The U.S. Treasury imposed sanctions on three top officials from Iran-backed Hezbollah on Tuesday: Amin Sherri and Muhammad Raad, members of Lebanon's parliament, as well as Wafiq Sada, who coordinates with Lebanon's security agencies.
It marks the first time the U.S. Treasury has designated a Lebanese MP under a sanctions list targeting those accused of supporting terrorist organizations. U.S. Secretary of State Mike Pompeo said the sanctions were part of efforts to counter Hezbollah's "corrupting influence" in Lebanon.
Washington classifies Hezbollah, a heavily armed Shi'ite political and military movement that wields major influence in Lebanon, as a terrorist group.

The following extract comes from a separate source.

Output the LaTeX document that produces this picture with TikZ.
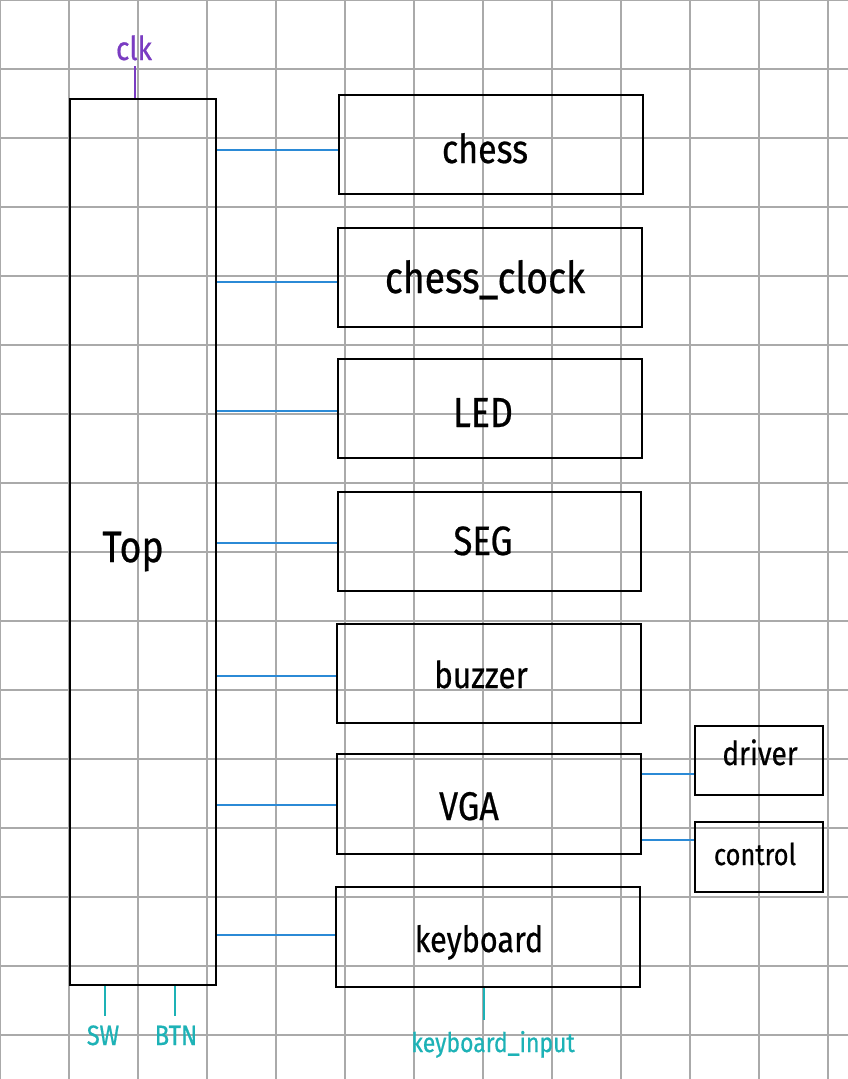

"It is an assault on the parliament and as a result an assault on all of Lebanon," Berri, a Shi'ite ally of Hezbollah, said in a statement.

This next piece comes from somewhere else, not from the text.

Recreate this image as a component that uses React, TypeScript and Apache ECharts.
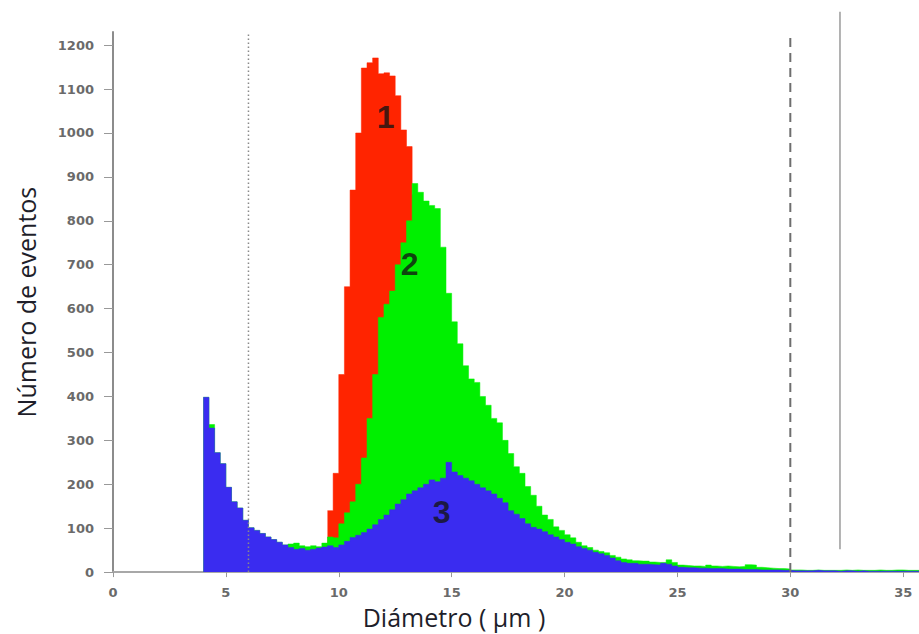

Lebanon's dollar-denominated sovereign bonds fell and the cost of insuring exposure to its debt rose on Wednesday after the sanctions.
Meanwhile, 5-year credit default swaps (CDS) jumped 17 basis points (bps) from Tuesday's close to 925 bps, according to IHS Markit. CDS last traded at these levels in January, when fears of a potential debt restructuring rattled Lebanon investors.
"These sanctions are unwarranted and do not serve financial stability," Finance Minister Ali Hassan Khalil, a senior Berri aide, said on Tuesday night in a TV interview. "Lebanon and its banks are committed to all the legislation and there is no justification at all for escalating these sanctions."
Hezbollah MP Ali Fayyad told Lebanese al-Jadeed TV the move was "an insult to the Lebanese people" and a blow to the country's sovereignty.